Armstrong Economics Blog/Inflation Re-Posted May 16, 2023 by Martin Armstrong
(image above represents shrinkflation — an additional burden to consumers)
Italy’s Industry Minister Adolfo Urso called for an emergency meeting to discuss the sharp uptick in food prices. Pasta alone is up nearly 20%, and this is a major problem in a country where 60% of residents report eating this item daily. Some provinces are seeing a 58% increase in this staple item. Siena, Tuscany, reported pasta rising from $1.50 a kilo to $2.37 a kilo within in a year. The European Central Bank stated that inflation reached 8.1% in March, so what is driving these food prices?
Some may point to wheat, the main ingredient, as the recent usurping of farmland and the Ukraine war had an impact on prices. However, wheat prices have actually declined in recent months. Durum wheat is down 30% since May of last year. The only other ingredient required to make pasta is water.
Coldiretti, Italy’s biggest farmers association, said that farmers are not seeing an uptick in revenue and are struggling to make ends meet. “There is no justification for the increases other than pure speculation on the part of the large food groups who also want to supplement their budgets with extra profits,” Assoutenti president Furio Truzzi told the Washington Post. Yet, food manufacturers are claiming that this spike in pasta costs in temporary and a result of pasta produced during the beginning of the Ukraine war and energy crisis.
This is not the first time that Italy has seen a rise in food prices.
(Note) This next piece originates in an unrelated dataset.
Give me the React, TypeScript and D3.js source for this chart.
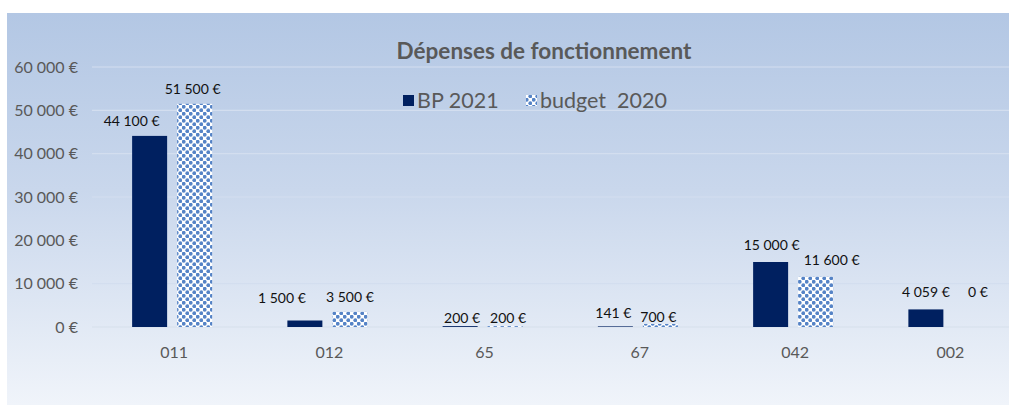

Italian authorities raised 26 pasta manufacturers in 2009 and fined the industry 12.5 million euros for creating what Reuters described as a “pasta cartel.” Around 90% of pasta makers in the country were in on the price gouging scheme that operated from May 2006 until May 2008, during which pasta prices rose 51.8% for retailers and 26% for consumers. Barilla, the largest pasta producer at the time, received the largest fine of 5.7 million euros.
Food inflation is a major problem across the world. In Italy, overall food prices rose 12.6% in April 2023, marking a slight decline from March’s 13.2% reading. This is unsustainably high. The overall inflation numbers put forth by government agencies are always the best-case scenario as they do not want us to see the true damage of inflation.